After singing about his family, the lyrics give way to a long, two-and-a-half-minute instrumental coda that suggests a battle for Barnes’ soul. On the optimistic side are nicely harmonized keyboard chords and a keep-on-keeping-on drum momentum. On the pessimistic side are strings, horns and backwards guitar sounds that seem to pull apart conventional harmony and to undermine a regular beat.

Before long, the strings and horns leave pop and rock music far behind to enter the realm of contemporary classical music where the broadened parameters allow all kinds of dissonance, odd meters and altered chords. Barnes took this direction even further on the new album’s seven-minute, largely instrumental piece, “Exorcismic Breeding Knife.”

“This is the first time I’ve ever tried to write a composition like that,” he says, “something that wasn’t Beatlesque. I threw all that pop stuff out the window and started working with how microtones can create a very unsettling, far-out quality to the music. I’d have one melody and then create another one that was borderline dissonant. That’s the great thing about the voice; you can pitch it up a bit or down a bit because there are no frets in the throat.

“I’ve listened to a lot of classical music, and I gravitated to people like Charles Ives and Krzysztof Penderecki. Penderecki’s ‘Threnody to the Victims of Hiroshima’ was the most haunting, most emotive thing I’d ever heard. Those compositions are complex in a way pop music never even tries to be. On the other hand, a lot of avant-garde classical music can feel very intellectual and not very emotional. I was trying to combine the two.”

To accomplish this, Barnes was helped by some new collaborators. Although he composes, sings and plays much of his music by himself at home in Athens, he has learned to call in collaborators to do the things he can’t. That was especially true of these modern-art-music explorations, where he relied on the classically trained Kishi Bashi and Zac Colwell to do the string and horn arrangements respectively. They’ve become so integral to the of Montreal sound that they’ve become members of the touring band.

At the very end of “Plaintiff,” a big piano chord rings out, as at the end of the Beatles’ “A Day in the Life.” It suggests that maybe, just maybe, some light is breaking on Barnes’ dark night of the psyche.

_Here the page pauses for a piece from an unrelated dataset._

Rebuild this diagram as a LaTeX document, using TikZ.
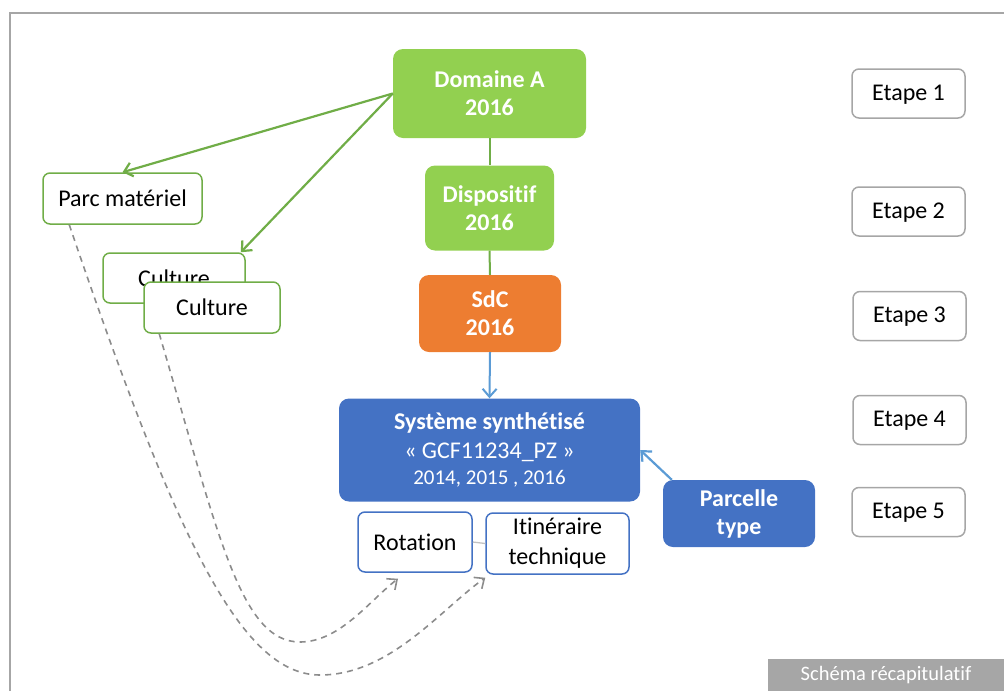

This flickering match of hope becomes a somewhat brighter light—maybe a cheap, drugstore flashlight—on the album’s final song, “Authentic Pyrrhic Remission,” where he addresses someone—his wife, his deity, a friend, an alter ego?—and says, “You’re so empowering; in your hands, I’m quite simply a different instrument.”

“We have this strange attitude toward passion in this country,” Barnes claims. “It’s almost as if it’s something we try to avoid. So if you’re filled with passion, this strange energy, you feel like something’s wrong with you. Everyone’s trying to maintain this equanimity. Me, I’m trying to come to terms with the fact that I’m filled with that energy and I’m not crazy—even though I sometimes feel crazy.

“Just bringing those feelings to the surface so you can examine them, so you’re not controlled like a zombie by them, even to identify them, is helpful. When I listen to John Lennon, I don’t feel as fucked up as I did before because I don’t feel so alone. I would hope that this record might do the same for someone else.”